■ WHAT YOU HAVE TO DO
Extract only the lines running from the top of the entries to the line that holds "plt.rcParams['font.family'] = ['Lato', 'DejaVu". Include that line and omit the pictures.

Part of a data file
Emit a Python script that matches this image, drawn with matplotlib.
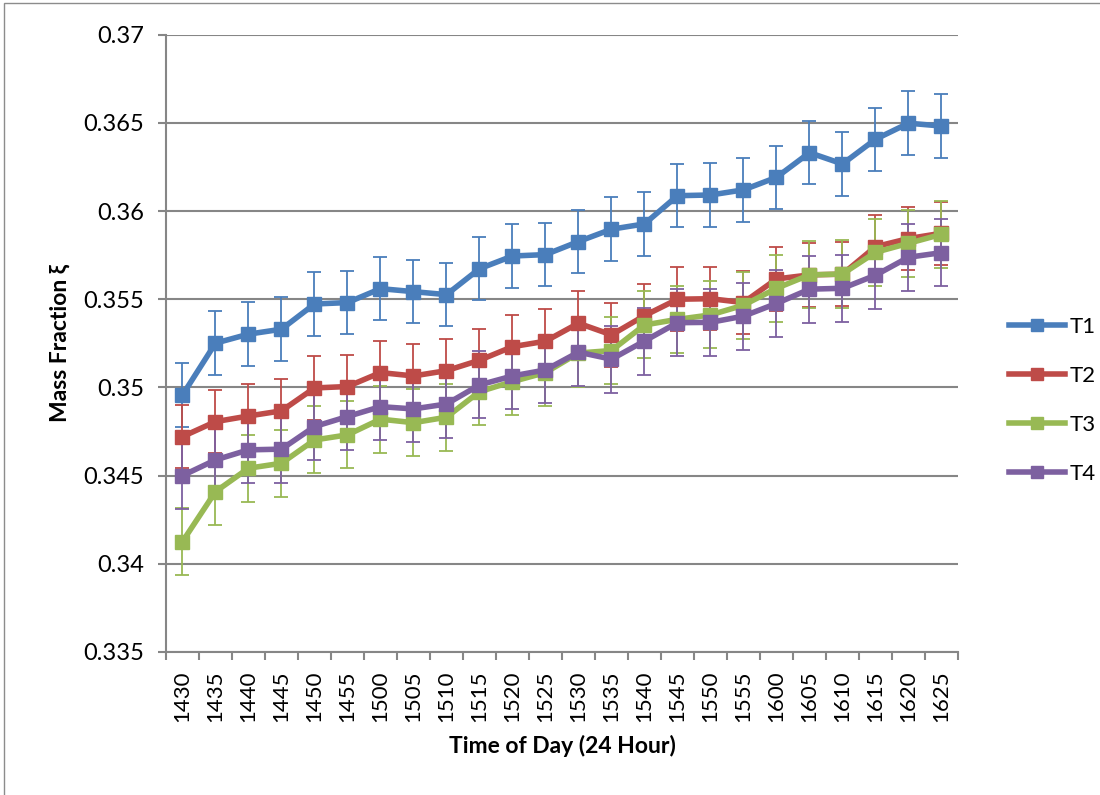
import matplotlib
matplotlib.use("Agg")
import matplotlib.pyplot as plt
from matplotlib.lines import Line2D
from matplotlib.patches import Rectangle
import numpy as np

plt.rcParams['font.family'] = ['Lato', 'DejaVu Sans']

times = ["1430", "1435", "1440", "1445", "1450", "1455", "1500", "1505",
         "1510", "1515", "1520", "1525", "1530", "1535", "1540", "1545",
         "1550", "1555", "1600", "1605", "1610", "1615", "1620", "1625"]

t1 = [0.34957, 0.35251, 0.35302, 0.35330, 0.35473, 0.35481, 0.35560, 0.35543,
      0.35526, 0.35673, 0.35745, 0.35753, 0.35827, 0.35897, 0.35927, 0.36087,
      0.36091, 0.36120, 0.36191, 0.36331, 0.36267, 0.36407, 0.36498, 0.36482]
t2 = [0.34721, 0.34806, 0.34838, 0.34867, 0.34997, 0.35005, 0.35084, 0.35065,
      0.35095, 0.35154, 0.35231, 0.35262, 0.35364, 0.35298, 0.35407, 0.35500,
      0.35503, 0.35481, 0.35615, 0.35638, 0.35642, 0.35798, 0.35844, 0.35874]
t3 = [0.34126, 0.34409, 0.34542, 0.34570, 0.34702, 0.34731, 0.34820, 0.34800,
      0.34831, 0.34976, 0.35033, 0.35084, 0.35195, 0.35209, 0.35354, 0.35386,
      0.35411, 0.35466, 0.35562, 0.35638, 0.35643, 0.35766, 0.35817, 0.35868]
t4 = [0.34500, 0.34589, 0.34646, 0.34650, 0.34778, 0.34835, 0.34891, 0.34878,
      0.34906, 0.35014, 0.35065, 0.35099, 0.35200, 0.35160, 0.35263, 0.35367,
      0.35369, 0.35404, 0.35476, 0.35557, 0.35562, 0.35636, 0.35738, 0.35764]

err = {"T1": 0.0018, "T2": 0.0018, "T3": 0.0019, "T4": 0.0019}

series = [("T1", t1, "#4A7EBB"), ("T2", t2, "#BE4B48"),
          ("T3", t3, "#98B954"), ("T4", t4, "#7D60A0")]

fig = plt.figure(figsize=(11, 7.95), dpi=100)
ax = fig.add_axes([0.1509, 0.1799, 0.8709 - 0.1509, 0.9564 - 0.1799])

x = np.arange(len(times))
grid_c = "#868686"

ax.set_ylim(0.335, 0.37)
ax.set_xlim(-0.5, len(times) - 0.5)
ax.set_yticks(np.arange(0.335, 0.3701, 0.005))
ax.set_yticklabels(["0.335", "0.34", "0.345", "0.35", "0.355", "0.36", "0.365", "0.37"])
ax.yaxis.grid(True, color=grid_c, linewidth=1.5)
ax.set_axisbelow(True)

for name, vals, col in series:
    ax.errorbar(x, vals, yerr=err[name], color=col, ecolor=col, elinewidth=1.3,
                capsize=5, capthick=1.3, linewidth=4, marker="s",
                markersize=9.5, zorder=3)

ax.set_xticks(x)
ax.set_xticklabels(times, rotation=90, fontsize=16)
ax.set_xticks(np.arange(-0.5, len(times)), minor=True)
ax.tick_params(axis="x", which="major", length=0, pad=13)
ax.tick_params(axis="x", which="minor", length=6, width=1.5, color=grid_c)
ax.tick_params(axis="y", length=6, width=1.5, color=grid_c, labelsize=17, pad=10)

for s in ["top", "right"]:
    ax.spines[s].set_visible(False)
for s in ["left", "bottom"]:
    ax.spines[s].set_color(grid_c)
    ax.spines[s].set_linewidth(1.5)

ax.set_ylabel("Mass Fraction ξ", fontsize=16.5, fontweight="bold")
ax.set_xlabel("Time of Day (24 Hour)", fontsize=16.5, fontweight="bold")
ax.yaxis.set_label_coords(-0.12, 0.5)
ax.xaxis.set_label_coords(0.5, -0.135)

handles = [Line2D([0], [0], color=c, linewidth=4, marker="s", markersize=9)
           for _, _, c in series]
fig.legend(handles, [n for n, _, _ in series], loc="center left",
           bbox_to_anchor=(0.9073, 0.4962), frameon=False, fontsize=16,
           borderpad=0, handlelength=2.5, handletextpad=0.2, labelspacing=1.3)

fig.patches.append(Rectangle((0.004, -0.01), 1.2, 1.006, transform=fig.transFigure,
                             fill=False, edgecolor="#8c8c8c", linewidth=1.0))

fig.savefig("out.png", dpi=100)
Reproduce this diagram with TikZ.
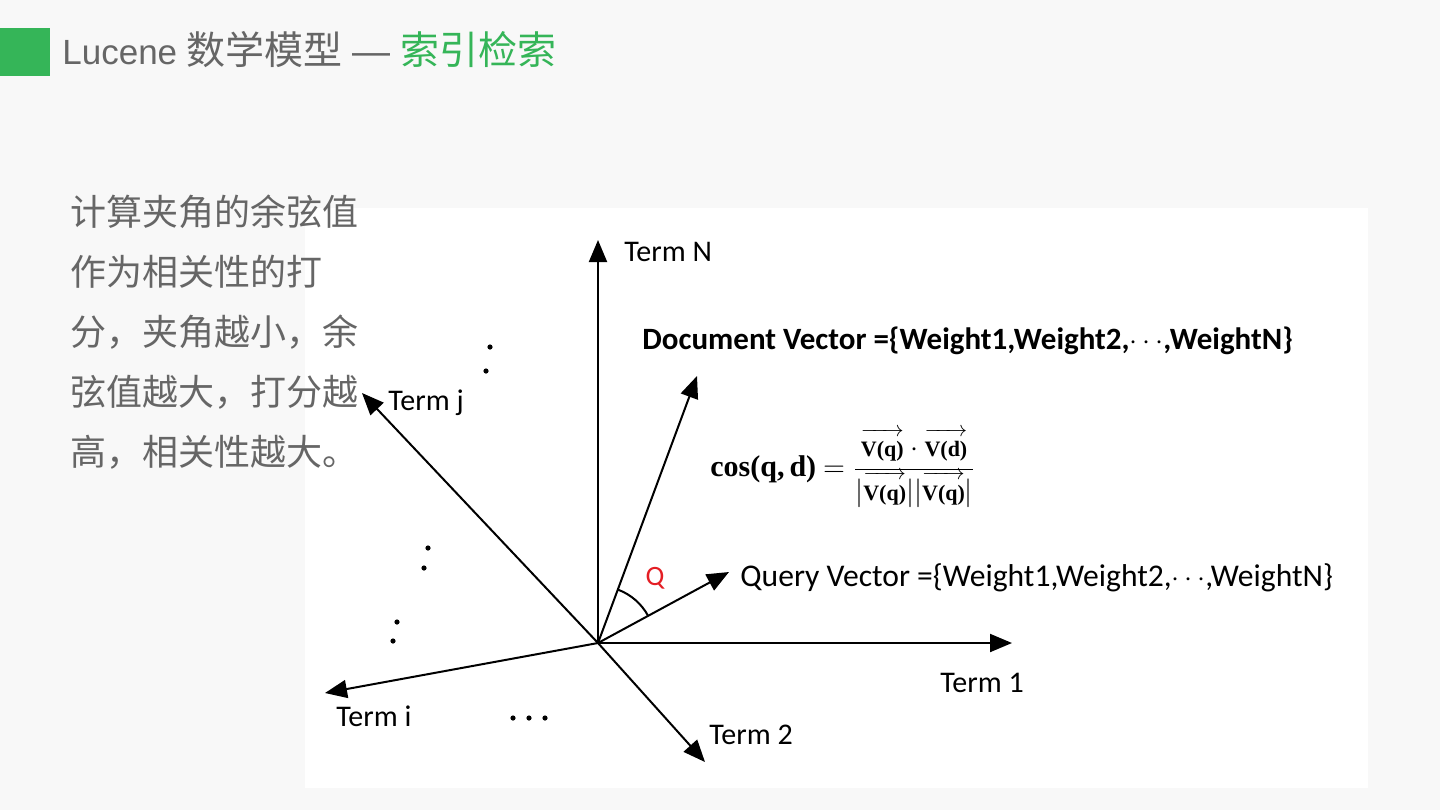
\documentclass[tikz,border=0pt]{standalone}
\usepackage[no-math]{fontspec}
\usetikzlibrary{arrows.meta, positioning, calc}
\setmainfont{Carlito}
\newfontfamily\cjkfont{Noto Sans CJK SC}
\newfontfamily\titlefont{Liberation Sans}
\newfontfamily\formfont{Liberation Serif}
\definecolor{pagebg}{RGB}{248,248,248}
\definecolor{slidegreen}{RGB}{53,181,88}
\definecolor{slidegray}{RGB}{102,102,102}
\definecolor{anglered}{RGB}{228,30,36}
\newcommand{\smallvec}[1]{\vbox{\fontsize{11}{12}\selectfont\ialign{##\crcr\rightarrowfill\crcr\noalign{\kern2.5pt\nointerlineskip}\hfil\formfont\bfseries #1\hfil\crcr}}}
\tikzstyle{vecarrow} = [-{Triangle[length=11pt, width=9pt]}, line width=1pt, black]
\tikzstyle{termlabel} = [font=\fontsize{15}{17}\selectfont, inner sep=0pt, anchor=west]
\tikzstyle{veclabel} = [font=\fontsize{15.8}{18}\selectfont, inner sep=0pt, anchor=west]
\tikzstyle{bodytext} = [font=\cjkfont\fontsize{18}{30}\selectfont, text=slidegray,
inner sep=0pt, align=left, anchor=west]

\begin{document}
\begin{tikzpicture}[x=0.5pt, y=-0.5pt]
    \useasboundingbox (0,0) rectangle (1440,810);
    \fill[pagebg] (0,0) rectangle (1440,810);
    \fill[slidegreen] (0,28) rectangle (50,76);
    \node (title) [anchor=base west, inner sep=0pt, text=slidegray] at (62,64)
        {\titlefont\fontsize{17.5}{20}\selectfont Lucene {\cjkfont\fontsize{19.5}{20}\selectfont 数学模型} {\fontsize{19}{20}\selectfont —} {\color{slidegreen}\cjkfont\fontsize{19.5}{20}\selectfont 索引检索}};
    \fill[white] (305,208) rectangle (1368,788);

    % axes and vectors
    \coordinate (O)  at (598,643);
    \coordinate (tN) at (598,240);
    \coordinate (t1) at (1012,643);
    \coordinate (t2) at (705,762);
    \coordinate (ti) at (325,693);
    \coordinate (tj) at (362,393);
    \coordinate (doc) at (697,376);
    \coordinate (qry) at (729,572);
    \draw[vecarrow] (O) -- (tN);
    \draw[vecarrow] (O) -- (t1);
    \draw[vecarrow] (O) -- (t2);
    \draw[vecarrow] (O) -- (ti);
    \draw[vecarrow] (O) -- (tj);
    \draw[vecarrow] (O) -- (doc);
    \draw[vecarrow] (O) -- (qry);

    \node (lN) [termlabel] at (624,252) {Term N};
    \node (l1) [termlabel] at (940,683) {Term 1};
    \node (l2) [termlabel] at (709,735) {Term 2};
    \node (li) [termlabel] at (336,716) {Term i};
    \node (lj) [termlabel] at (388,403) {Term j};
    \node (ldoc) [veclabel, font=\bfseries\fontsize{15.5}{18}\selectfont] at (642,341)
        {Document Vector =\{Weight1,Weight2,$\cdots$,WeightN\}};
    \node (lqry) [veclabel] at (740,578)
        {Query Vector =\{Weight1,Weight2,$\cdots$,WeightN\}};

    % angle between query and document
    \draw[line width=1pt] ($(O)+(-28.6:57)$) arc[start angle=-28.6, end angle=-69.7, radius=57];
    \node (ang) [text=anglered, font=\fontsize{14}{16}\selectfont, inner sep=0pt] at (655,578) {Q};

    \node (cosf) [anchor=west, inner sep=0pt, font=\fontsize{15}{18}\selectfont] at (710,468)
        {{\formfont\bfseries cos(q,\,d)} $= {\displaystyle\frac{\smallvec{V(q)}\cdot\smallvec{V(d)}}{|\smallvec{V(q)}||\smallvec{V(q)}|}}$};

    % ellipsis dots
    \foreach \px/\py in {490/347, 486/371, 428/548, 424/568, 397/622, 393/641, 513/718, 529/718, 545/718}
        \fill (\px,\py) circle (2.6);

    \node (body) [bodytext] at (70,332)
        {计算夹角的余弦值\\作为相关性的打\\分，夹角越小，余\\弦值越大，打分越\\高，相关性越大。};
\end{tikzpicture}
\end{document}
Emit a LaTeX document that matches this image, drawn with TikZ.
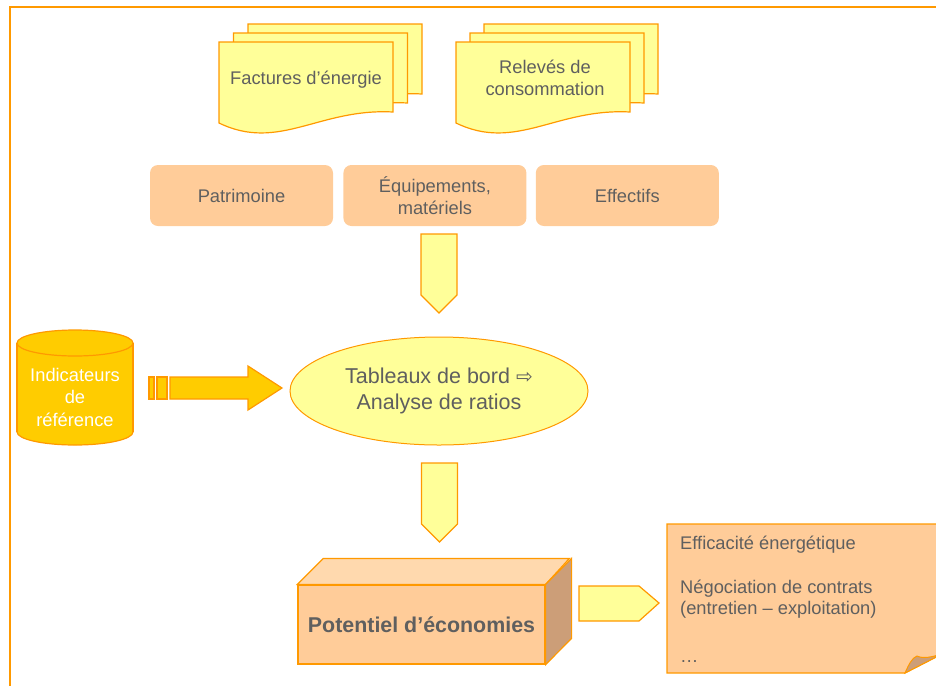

■ IN RESPONSE
Emit a Python script that matches this image, drawn with matplotlib.
import matplotlib
matplotlib.use("Agg")
import matplotlib.pyplot as plt
from matplotlib.lines import Line2D
from matplotlib.patches import Rectangle
import numpy as np

plt.rcParams['font.family'] = ['Lato', 'DejaVu Sans']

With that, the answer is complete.